Work to do>
Repeat, exactly and in full, the lines of the listing below, but without any pictures.

(Records from a dataset)
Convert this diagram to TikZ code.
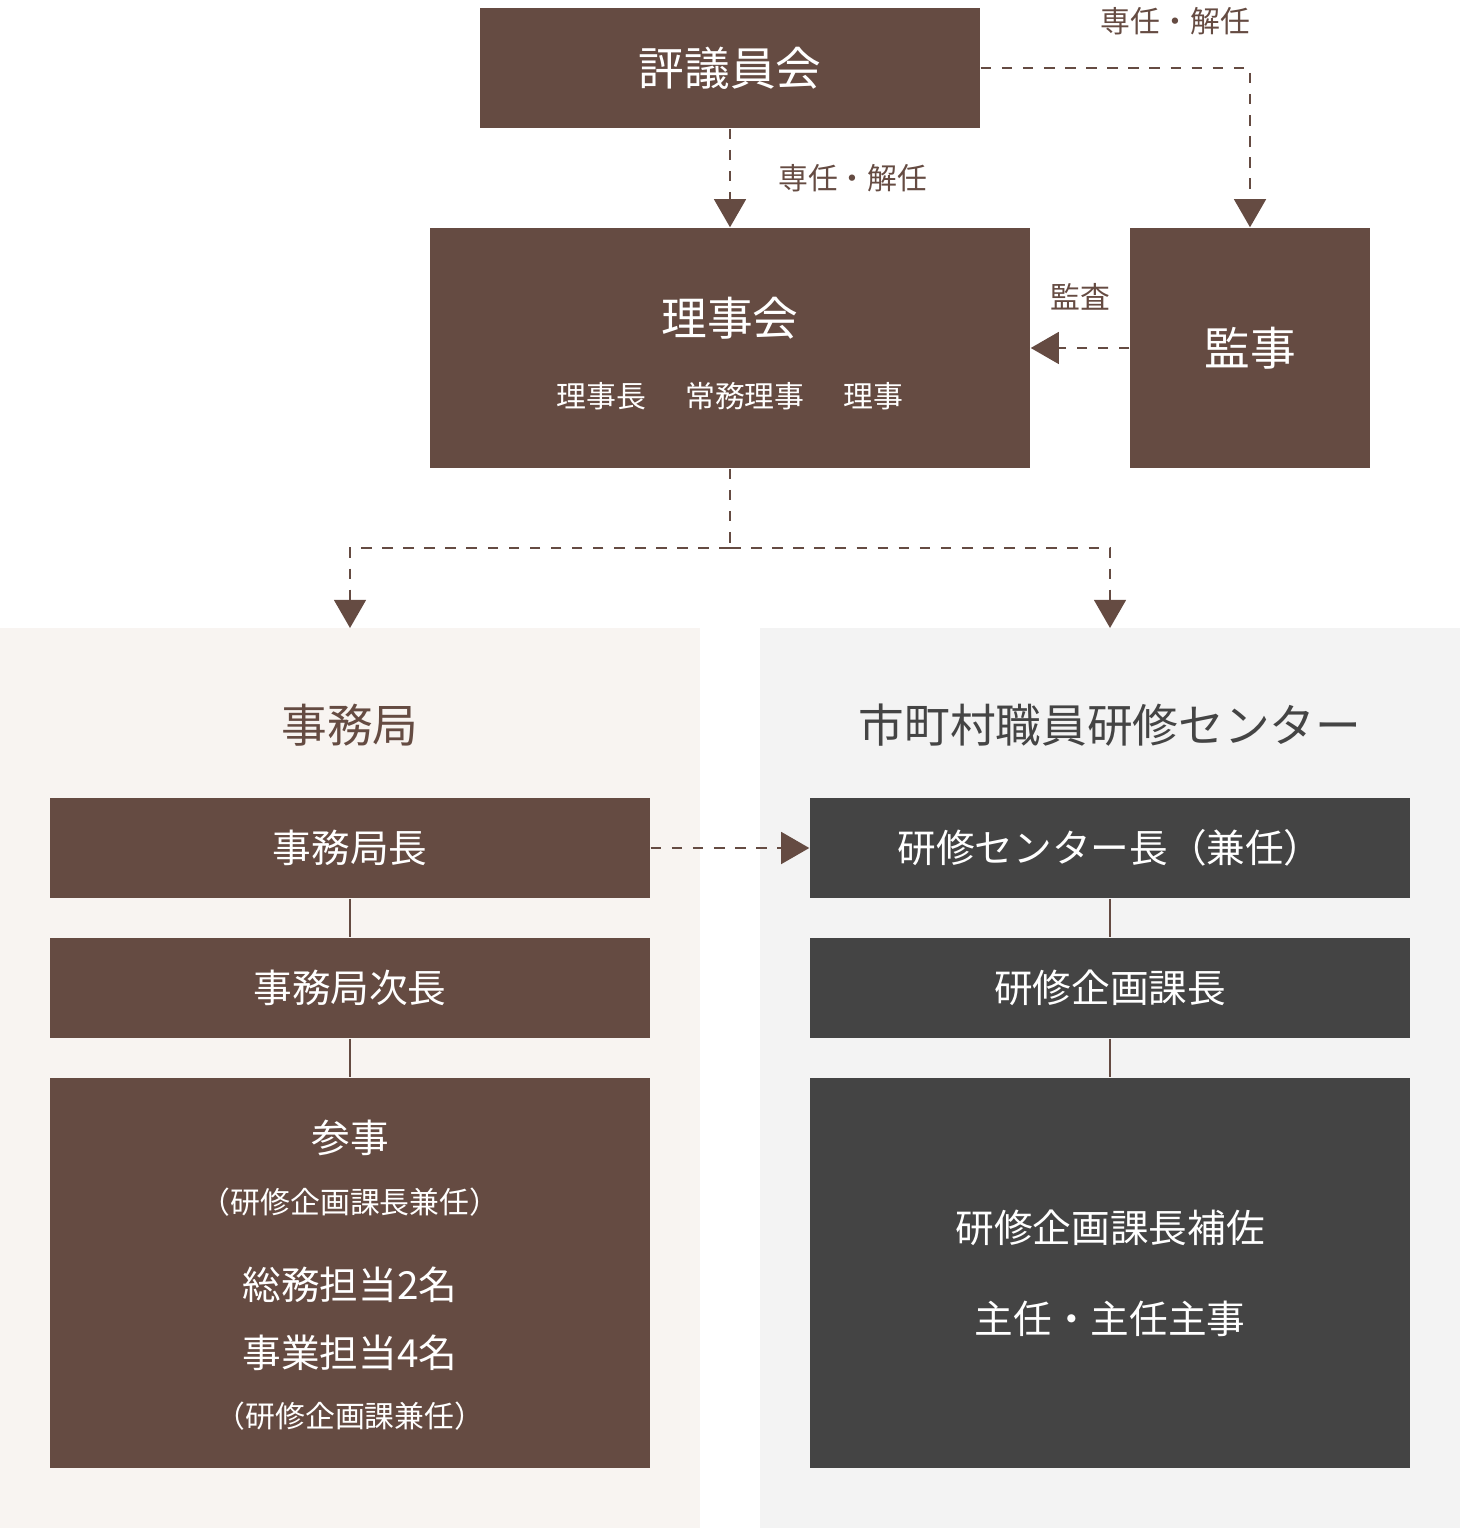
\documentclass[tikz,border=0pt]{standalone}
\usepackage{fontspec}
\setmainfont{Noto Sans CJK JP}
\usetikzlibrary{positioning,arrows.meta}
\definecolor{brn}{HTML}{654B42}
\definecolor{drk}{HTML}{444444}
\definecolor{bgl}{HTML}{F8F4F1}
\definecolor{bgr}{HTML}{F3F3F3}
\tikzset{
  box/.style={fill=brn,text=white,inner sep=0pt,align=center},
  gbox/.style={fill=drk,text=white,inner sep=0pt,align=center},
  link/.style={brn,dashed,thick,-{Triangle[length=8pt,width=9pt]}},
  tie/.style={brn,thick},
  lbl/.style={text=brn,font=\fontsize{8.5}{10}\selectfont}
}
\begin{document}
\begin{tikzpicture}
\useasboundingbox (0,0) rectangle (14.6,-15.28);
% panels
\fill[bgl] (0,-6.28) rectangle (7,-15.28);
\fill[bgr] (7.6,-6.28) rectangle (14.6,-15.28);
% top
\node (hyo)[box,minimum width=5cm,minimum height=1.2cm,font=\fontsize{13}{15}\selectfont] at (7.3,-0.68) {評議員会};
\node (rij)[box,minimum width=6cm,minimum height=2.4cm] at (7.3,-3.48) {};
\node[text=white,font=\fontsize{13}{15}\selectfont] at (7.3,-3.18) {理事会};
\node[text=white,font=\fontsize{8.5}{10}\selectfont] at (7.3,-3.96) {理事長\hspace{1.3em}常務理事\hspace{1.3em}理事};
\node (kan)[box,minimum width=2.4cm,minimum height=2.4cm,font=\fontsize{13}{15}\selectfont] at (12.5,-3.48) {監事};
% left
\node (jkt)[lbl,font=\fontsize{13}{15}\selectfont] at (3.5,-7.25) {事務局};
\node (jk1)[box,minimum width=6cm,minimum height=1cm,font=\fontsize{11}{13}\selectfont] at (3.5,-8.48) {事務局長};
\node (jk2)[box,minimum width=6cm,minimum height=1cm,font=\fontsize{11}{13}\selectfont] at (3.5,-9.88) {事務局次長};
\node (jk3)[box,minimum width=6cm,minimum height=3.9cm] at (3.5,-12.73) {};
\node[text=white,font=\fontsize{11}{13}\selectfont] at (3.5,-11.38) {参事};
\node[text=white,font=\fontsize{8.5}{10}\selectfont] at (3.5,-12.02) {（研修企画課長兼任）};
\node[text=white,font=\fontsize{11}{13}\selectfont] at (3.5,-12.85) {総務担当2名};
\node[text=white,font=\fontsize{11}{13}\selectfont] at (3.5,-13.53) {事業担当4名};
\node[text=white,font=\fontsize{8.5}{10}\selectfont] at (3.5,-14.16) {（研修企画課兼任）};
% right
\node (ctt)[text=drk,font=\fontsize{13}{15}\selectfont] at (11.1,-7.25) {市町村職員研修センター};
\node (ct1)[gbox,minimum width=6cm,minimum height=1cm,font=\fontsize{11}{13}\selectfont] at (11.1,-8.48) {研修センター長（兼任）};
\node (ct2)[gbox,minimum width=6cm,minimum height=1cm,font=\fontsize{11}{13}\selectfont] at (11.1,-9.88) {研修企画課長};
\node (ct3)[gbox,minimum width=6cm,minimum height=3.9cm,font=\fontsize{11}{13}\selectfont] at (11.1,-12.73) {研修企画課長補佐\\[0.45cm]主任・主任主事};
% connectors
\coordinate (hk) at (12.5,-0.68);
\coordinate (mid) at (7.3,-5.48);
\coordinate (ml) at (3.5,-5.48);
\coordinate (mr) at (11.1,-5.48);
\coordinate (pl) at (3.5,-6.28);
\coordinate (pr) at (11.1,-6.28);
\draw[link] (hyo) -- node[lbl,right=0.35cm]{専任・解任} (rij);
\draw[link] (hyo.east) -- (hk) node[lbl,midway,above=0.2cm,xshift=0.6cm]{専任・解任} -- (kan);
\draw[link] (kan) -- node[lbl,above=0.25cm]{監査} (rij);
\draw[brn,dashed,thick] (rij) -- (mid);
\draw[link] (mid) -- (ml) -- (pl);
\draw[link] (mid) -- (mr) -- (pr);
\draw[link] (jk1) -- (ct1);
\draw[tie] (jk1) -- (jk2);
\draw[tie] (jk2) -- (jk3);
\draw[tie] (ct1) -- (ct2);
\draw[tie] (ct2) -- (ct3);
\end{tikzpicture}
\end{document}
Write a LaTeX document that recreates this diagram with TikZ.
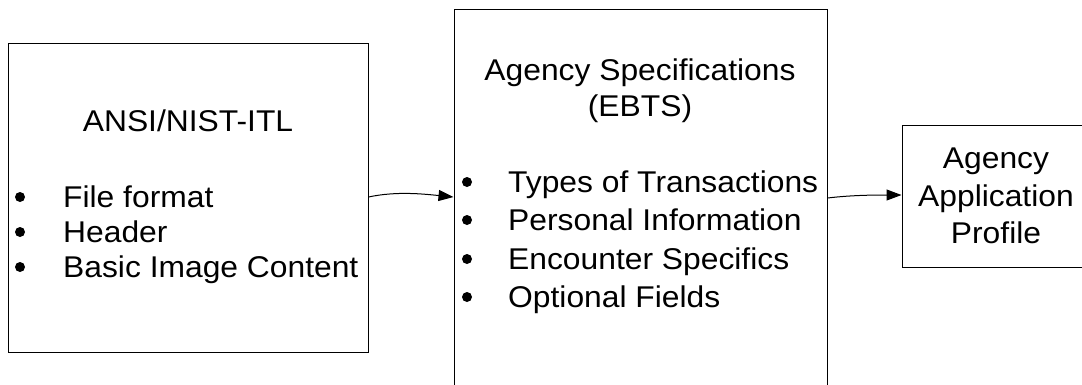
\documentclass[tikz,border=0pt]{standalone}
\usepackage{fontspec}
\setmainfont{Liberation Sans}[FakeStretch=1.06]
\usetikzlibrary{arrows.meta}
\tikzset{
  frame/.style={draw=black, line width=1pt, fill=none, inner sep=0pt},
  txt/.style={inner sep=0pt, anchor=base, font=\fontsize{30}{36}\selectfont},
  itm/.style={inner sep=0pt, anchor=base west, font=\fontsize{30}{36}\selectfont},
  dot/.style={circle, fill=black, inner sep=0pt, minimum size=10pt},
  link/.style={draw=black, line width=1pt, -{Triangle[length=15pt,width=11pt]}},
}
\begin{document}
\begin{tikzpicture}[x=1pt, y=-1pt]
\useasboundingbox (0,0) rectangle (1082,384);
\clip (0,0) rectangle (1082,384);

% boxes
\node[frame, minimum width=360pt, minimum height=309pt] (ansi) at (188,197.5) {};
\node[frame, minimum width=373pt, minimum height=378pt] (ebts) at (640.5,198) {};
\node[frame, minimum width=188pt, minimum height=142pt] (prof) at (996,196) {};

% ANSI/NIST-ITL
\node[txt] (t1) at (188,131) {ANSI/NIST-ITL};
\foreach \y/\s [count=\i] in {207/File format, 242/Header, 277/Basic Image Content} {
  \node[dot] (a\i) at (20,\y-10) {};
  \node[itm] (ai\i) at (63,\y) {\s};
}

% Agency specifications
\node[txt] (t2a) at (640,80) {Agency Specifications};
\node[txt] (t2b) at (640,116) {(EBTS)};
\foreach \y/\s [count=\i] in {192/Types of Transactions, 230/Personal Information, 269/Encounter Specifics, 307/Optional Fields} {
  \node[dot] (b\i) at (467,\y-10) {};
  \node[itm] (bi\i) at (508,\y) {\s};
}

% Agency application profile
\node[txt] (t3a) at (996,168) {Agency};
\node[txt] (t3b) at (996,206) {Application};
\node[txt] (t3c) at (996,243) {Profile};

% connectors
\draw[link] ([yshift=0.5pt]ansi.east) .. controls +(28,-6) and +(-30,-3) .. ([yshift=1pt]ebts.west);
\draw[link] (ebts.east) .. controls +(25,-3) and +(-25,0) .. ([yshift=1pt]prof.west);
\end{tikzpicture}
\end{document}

Finished task>
Convert this diagram to TikZ code.
\documentclass[tikz,border=0pt]{standalone}
\usepackage{fontspec}
\setmainfont{Noto Sans CJK JP}
\usetikzlibrary{positioning,arrows.meta}
\definecolor{brn}{HTML}{654B42}
\definecolor{drk}{HTML}{444444}
\definecolor{bgl}{HTML}{F8F4F1}
\definecolor{bgr}{HTML}{F3F3F3}
\tikzset{
  box/.style={fill=brn,text=white,inner sep=0pt,align=center},
  gbox/.style={fill=drk,text=white,inner sep=0pt,align=center},
  link/.style={brn,dashed,thick,-{Triangle[length=8pt,width=9pt]}},
  tie/.style={brn,thick},
  lbl/.style={text=brn,font=\fontsize{8.5}{10}\selectfont}
}
\begin{document}
\begin{tikzpicture}
\useasboundingbox (0,0) rectangle (14.6,-15.28);
% panels
\fill[bgl] (0,-6.28) rectangle (7,-15.28);
\fill[bgr] (7.6,-6.28) rectangle (14.6,-15.28);
% top
\node (hyo)[box,minimum width=5cm,minimum height=1.2cm,font=\fontsize{13}{15}\selectfont] at (7.3,-0.68) {評議員会};
\node (rij)[box,minimum width=6cm,minimum height=2.4cm] at (7.3,-3.48) {};
\node[text=white,font=\fontsize{13}{15}\selectfont] at (7.3,-3.18) {理事会};
\node[text=white,font=\fontsize{8.5}{10}\selectfont] at (7.3,-3.96) {理事長\hspace{1.3em}常務理事\hspace{1.3em}理事};
\node (kan)[box,minimum width=2.4cm,minimum height=2.4cm,font=\fontsize{13}{15}\selectfont] at (12.5,-3.48) {監事};
% left
\node (jkt)[lbl,font=\fontsize{13}{15}\selectfont] at (3.5,-7.25) {事務局};
\node (jk1)[box,minimum width=6cm,minimum height=1cm,font=\fontsize{11}{13}\selectfont] at (3.5,-8.48) {事務局長};
\node (jk2)[box,minimum width=6cm,minimum height=1cm,font=\fontsize{11}{13}\selectfont] at (3.5,-9.88) {事務局次長};
\node (jk3)[box,minimum width=6cm,minimum height=3.9cm] at (3.5,-12.73) {};
\node[text=white,font=\fontsize{11}{13}\selectfont] at (3.5,-11.38) {参事};
\node[text=white,font=\fontsize{8.5}{10}\selectfont] at (3.5,-12.02) {（研修企画課長兼任）};
\node[text=white,font=\fontsize{11}{13}\selectfont] at (3.5,-12.85) {総務担当2名};
\node[text=white,font=\fontsize{11}{13}\selectfont] at (3.5,-13.53) {事業担当4名};
\node[text=white,font=\fontsize{8.5}{10}\selectfont] at (3.5,-14.16) {（研修企画課兼任）};
% right
\node (ctt)[text=drk,font=\fontsize{13}{15}\selectfont] at (11.1,-7.25) {市町村職員研修センター};
\node (ct1)[gbox,minimum width=6cm,minimum height=1cm,font=\fontsize{11}{13}\selectfont] at (11.1,-8.48) {研修センター長（兼任）};
\node (ct2)[gbox,minimum width=6cm,minimum height=1cm,font=\fontsize{11}{13}\selectfont] at (11.1,-9.88) {研修企画課長};
\node (ct3)[gbox,minimum width=6cm,minimum height=3.9cm,font=\fontsize{11}{13}\selectfont] at (11.1,-12.73) {研修企画課長補佐\\[0.45cm]主任・主任主事};
% connectors
\coordinate (hk) at (12.5,-0.68);
\coordinate (mid) at (7.3,-5.48);
\coordinate (ml) at (3.5,-5.48);
\coordinate (mr) at (11.1,-5.48);
\coordinate (pl) at (3.5,-6.28);
\coordinate (pr) at (11.1,-6.28);
\draw[link] (hyo) -- node[lbl,right=0.35cm]{専任・解任} (rij);
\draw[link] (hyo.east) -- (hk) node[lbl,midway,above=0.2cm,xshift=0.6cm]{専任・解任} -- (kan);
\draw[link] (kan) -- node[lbl,above=0.25cm]{監査} (rij);
\draw[brn,dashed,thick] (rij) -- (mid);
\draw[link] (mid) -- (ml) -- (pl);
\draw[link] (mid) -- (mr) -- (pr);
\draw[link] (jk1) -- (ct1);
\draw[tie] (jk1) -- (jk2);
\draw[tie] (jk2) -- (jk3);
\draw[tie] (ct1) -- (ct2);
\draw[tie] (ct2) -- (ct3);
\end{tikzpicture}
\end{document}
Write a LaTeX document that recreates this diagram with TikZ.
\documentclass[tikz,border=0pt]{standalone}
\usepackage{fontspec}
\setmainfont{Liberation Sans}[FakeStretch=1.06]
\usetikzlibrary{arrows.meta}
\tikzset{
  frame/.style={draw=black, line width=1pt, fill=none, inner sep=0pt},
  txt/.style={inner sep=0pt, anchor=base, font=\fontsize{30}{36}\selectfont},
  itm/.style={inner sep=0pt, anchor=base west, font=\fontsize{30}{36}\selectfont},
  dot/.style={circle, fill=black, inner sep=0pt, minimum size=10pt},
  link/.style={draw=black, line width=1pt, -{Triangle[length=15pt,width=11pt]}},
}
\begin{document}
\begin{tikzpicture}[x=1pt, y=-1pt]
\useasboundingbox (0,0) rectangle (1082,384);
\clip (0,0) rectangle (1082,384);

% boxes
\node[frame, minimum width=360pt, minimum height=309pt] (ansi) at (188,197.5) {};
\node[frame, minimum width=373pt, minimum height=378pt] (ebts) at (640.5,198) {};
\node[frame, minimum width=188pt, minimum height=142pt] (prof) at (996,196) {};

% ANSI/NIST-ITL
\node[txt] (t1) at (188,131) {ANSI/NIST-ITL};
\foreach \y/\s [count=\i] in {207/File format, 242/Header, 277/Basic Image Content} {
  \node[dot] (a\i) at (20,\y-10) {};
  \node[itm] (ai\i) at (63,\y) {\s};
}

% Agency specifications
\node[txt] (t2a) at (640,80) {Agency Specifications};
\node[txt] (t2b) at (640,116) {(EBTS)};
\foreach \y/\s [count=\i] in {192/Types of Transactions, 230/Personal Information, 269/Encounter Specifics, 307/Optional Fields} {
  \node[dot] (b\i) at (467,\y-10) {};
  \node[itm] (bi\i) at (508,\y) {\s};
}

% Agency application profile
\node[txt] (t3a) at (996,168) {Agency};
\node[txt] (t3b) at (996,206) {Application};
\node[txt] (t3c) at (996,243) {Profile};

% connectors
\draw[link] ([yshift=0.5pt]ansi.east) .. controls +(28,-6) and +(-30,-3) .. ([yshift=1pt]ebts.west);
\draw[link] (ebts.east) .. controls +(25,-3) and +(-25,0) .. ([yshift=1pt]prof.west);
\end{tikzpicture}
\end{document}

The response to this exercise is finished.